In Hollywood Africans In Front Of The Chinese Theatre With Footprints Of Movie Stars, Basquiat alludes to and deconstructs stereotypes of Blackness in the world of Hollywood entertainment. This print depicts Basquiat and two close friends of the artists, Toxic and Ramellzee. Together, the trio referred to themselves as the Hollywood Africans.

One of the faces has his mouth completely covered by text, while the other two are drawn with exaggeratedly large mouths, teeth clenched. The image suggests Black stars lacking agency and an authentic voice in America’s cultural landscape. The crossing out of text underlines the theme of exclusion. Paradoxically, the obfuscation of text suggests excision whilst drawing attention to the words beneath. Basquiat famously remarked: “I cross out words so you will see them more: the fact that they are obscured makes you want to read them.”

The emphasis on stereotypes of Blackness draws attention to the limiting depiction of Black artists in American entertainment. As Laurie A Rodriguez notes, “the artist reveals for us the machinery at work behind the construction of the celebrity black American figure - a commodified Africanist presence, distilled and packaged for consumption by the mainstream masses”.

Both in title and subject, this print recalls the artist’s 1983 painting Hollywood Africans. In this piece, three faces are surrounded by notations including “What is Bwana?”, “Tobacco,” “Gangsterism,” which alludes to the stereotypical characterisation of Black figures in Hollywood cinema, set against a backdrop of yellow, black and blue which gestures to the popularised imagination of Los Angeles as an evocative blend of urban space, sun and the rich blue of the Pacific ocean.

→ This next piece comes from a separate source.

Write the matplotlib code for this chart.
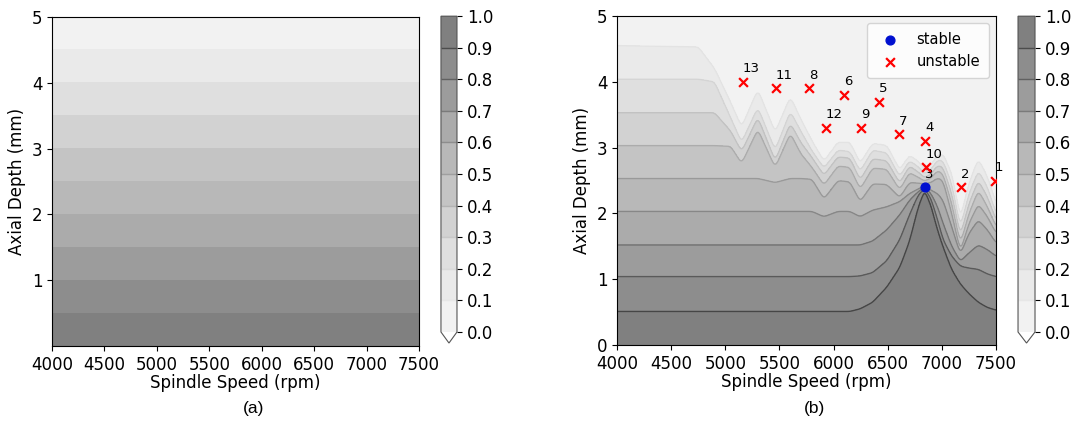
import numpy as np
import matplotlib
matplotlib.use('Agg')
import matplotlib.pyplot as plt
from matplotlib.colors import Normalize, ListedColormap

# Probability levels shown in both maps
levels = np.round(np.arange(0.0, 1.01, 0.1), 1)
line_levels = levels[1:-1]

# (a) prior: probability falls from 1 at zero depth to 0 at 5 mm
prior_depth = [0.0, 5.0]
prior_prob = [1.0, 0.0]

# (b) posterior: depth (mm) of each probability contour at these spindle speeds
speed_knots = [4000, 4750, 4900, 5050, 5150, 5300, 5460, 5600, 5700, 5800,
               5910, 6040, 6150, 6245, 6360, 6490, 6610, 6700, 6780, 6840,
               6900, 6960, 7010, 7090, 7170, 7250, 7336, 7420, 7500]
depth_p90 = [0.51, 0.51, 0.51, 0.51, 0.51, 0.51, 0.51, 0.51, 0.51, 0.51,
             0.51, 0.51, 0.51, 0.55, 0.65, 0.88, 1.18, 1.58, 2.10, 2.36,
             2.12, 1.75, 1.50, 1.15, 0.93, 0.78, 0.65, 0.57, 0.53]
depth_p80 = [1.04, 1.04, 1.04, 1.04, 1.04, 1.04, 1.04, 1.04, 1.04, 1.04,
             1.04, 1.04, 1.04, 1.05, 1.10, 1.28, 1.60, 1.98, 2.28, 2.38,
             2.22, 1.90, 1.60, 1.35, 1.20, 1.17, 1.15, 1.08, 1.04]
depth_p70 = [1.52, 1.52, 1.52, 1.52, 1.52, 1.52, 1.52, 1.52, 1.52, 1.52,
             1.52, 1.52, 1.52, 1.52, 1.58, 1.75, 1.98, 2.20, 2.33, 2.40,
             2.30, 2.10, 1.85, 1.50, 1.27, 1.40, 1.52, 1.45, 1.35]
depth_p60 = [2.03, 2.03, 2.03, 2.03, 2.03, 2.03, 2.03, 2.03, 2.03, 2.03,
             1.95, 2.03, 2.03, 1.95, 2.05, 2.10, 2.18, 2.30, 2.37, 2.42,
             2.35, 2.30, 2.20, 1.80, 1.38, 1.70, 1.90, 1.75, 1.55]
depth_p50 = [2.53, 2.53, 2.53, 2.53, 2.53, 2.53, 2.47, 2.53, 2.53, 2.52,
             2.22, 2.50, 2.48, 2.18, 2.45, 2.44, 2.24, 2.47, 2.46, 2.45,
             2.47, 2.54, 2.50, 2.00, 1.42, 1.85, 2.14, 1.95, 1.70]
depth_p40 = [3.03, 3.03, 3.03, 3.02, 2.76, 3.28, 2.70, 3.22, 2.90, 2.70,
             2.43, 2.72, 2.70, 2.37, 2.69, 2.67, 2.36, 2.62, 2.55, 2.49,
             2.54, 2.65, 2.60, 2.15, 1.54, 2.00, 2.35, 2.10, 1.80]
depth_p30 = [3.53, 3.53, 3.53, 3.25, 2.94, 3.46, 2.80, 3.37, 3.07, 2.85,
             2.58, 2.86, 2.84, 2.51, 2.83, 2.80, 2.46, 2.72, 2.63, 2.54,
             2.60, 2.73, 2.70, 2.30, 1.66, 2.15, 2.50, 2.25, 1.90]
depth_p20 = [4.04, 4.04, 4.00, 3.45, 3.08, 3.61, 2.96, 3.55, 3.24, 2.95,
             2.69, 2.96, 2.94, 2.64, 2.96, 2.92, 2.56, 2.80, 2.71, 2.60,
             2.67, 2.81, 2.80, 2.45, 1.79, 2.30, 2.65, 2.40, 2.00]
depth_p10 = [4.55, 4.53, 4.20, 3.68, 3.31, 3.88, 3.23, 3.77, 3.42, 3.10,
             2.79, 3.08, 3.08, 2.76, 3.06, 3.03, 2.66, 2.88, 2.79, 2.67,
             2.74, 2.88, 2.90, 2.60, 1.92, 2.45, 2.83, 2.55, 2.15]

# test cuts
test_id = [1, 2, 4, 5, 6, 7, 8, 9, 10, 11, 12, 13]
test_speed = [7490, 7180, 6845, 6420, 6095, 6600, 5770, 6250, 6850, 5465, 5925, 5160]
test_depth = [2.5, 2.4, 3.1, 3.7, 3.8, 3.2, 3.9, 3.3, 2.7, 3.9, 3.3, 4.0]
stable_id = [3]
stable_speed = [6845]
stable_depth = [2.4]

plt.rcParams['font.family'] = ['DejaVu Sans']
plt.rcParams['font.size'] = 12

NORM = Normalize(vmin=-0.15, vmax=0.95)
# Greys at half strength over white, as an opaque map (no seams between bands)
_g = plt.get_cmap('Greys')(np.linspace(0, 1, 256))
_g[:, :3] = 0.5 * _g[:, :3] + 0.5
FILL_CMAP = ListedColormap(_g)


def prior_map(speed, depth):
    """Prior probability field, independent of spindle speed."""
    col = np.interp(depth, prior_depth, prior_prob)
    return np.tile(col[:, None], (1, len(speed)))


def posterior_map(speed, depth):
    """Builds the field whose contours pass through the read-off depths."""
    rows = np.array([depth_p90, depth_p80, depth_p70, depth_p60, depth_p50,
                     depth_p40, depth_p30, depth_p20, depth_p10])
    fine = np.array([np.interp(speed, speed_knots, r) for r in rows])
    # light smoothing along speed so the lobes are not polygonal
    k = np.hanning(19)
    k /= k.sum()
    pad = len(k) // 2
    fine = np.array([np.convolve(np.pad(r, pad, mode='edge'), k, mode='valid')
                     for r in fine])
    probs = np.r_[1.0, line_levels[::-1], 0.0]
    z = np.empty((len(depth), len(speed)))
    for j in range(len(speed)):
        z[:, j] = np.interp(depth, np.r_[0.0, fine[:, j], 5.0], probs)
    return z


def draw_map(ax, cax, speed, depth, z, lines=True):
    cf = ax.contourf(speed, depth, z, levels=levels, cmap=FILL_CMAP, norm=NORM,
                     extend='min')
    cbar = plt.colorbar(cf, cax=cax, ticks=levels, extendfrac=0.035)
    if lines:
        cl = ax.contour(speed, depth, z, levels=line_levels, cmap='Greys',
                        norm=NORM, alpha=0.5, linewidths=1.0)
        cbar.add_lines(cl)
    else:
        cols = plt.get_cmap('Greys')(NORM(line_levels), alpha=0.5)
        cbar.add_lines(line_levels, cols, [1.0] * len(line_levels))
    cbar.outline.set_edgecolor('#555555')
    cbar.ax.tick_params(labelsize=12)
    ax.set_xlim(4000, 7500)
    ax.set_ylim(0, 5)
    ax.set_xticks(np.arange(4000, 7501, 500))
    ax.tick_params(labelsize=12)
    ax.set_xlabel('Spindle Speed (rpm)', fontsize=12, labelpad=0)
    ax.set_ylabel('Axial Depth (mm)', fontsize=12)


def main():
    speed = np.arange(4000, 7501, 5)
    depth = np.linspace(0, 5, 501)

    fig = plt.figure(figsize=(10.75, 4.37), dpi=100)
    ax1 = fig.add_axes([0.0484, 0.2082, 0.3414, 0.7529])
    cax1 = fig.add_axes([0.4102, 0.215, 0.0149, 0.748])
    ax2 = fig.add_axes([0.574, 0.2105, 0.3526, 0.7529])
    cax2 = fig.add_axes([0.947, 0.215, 0.0158, 0.748])

    # (a) prior map, lines only shown on its colorbar
    draw_map(ax1, cax1, speed, depth, prior_map(speed, depth), lines=False)
    ax1.set_yticks([1, 2, 3, 4, 5])

    # (b) posterior map with test cuts
    draw_map(ax2, cax2, speed, depth, posterior_map(speed, depth))
    ax2.scatter(stable_speed, stable_depth, c='#0010d0', marker='o', s=40,
                label='stable', zorder=5)
    ax2.scatter(test_speed, test_depth, c='r', marker='x', s=40, linewidths=1.6,
                label='unstable', zorder=5)
    for i, s, d in zip(test_id + stable_id, test_speed + stable_speed,
                       test_depth + stable_depth):
        ax2.text(s, d + 0.1, str(i), fontsize=9.5, ha='left', va='bottom',
                 clip_on=False)
    ax2.legend(loc='upper right', fontsize=10.5, borderpad=0.6)

    fig.text(0.236, 0.055, '(a)', ha='center', fontsize=12.5, family='Liberation Sans')
    fig.text(0.758, 0.055, '(b)', ha='center', fontsize=12.5, family='Liberation Sans')

    fig.savefig('out.png', dpi=100)


if __name__ == '__main__':
    main()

Hollywood Africans draws attention to how Black representation in cinema has been limited to reductive stereotypes. The depiction of himself alongside contemporaries and hip-hop artists Toxic and Rammellzee (whose single “Beat-Bop” was produced by Basquiat) , positions themselves as subject to the same limiting palette from which images of black celebrity have historically been drawn in the American imagination. The statuette and date 1940 next to it could be interpreted to allude to Hattie McDaniel becoming the first Black performer to win an Academy Award for her role Gone with the Wind; a performance which was contentious with the actor facing accusations of being complicit in the perpetuation of racist stereotypes.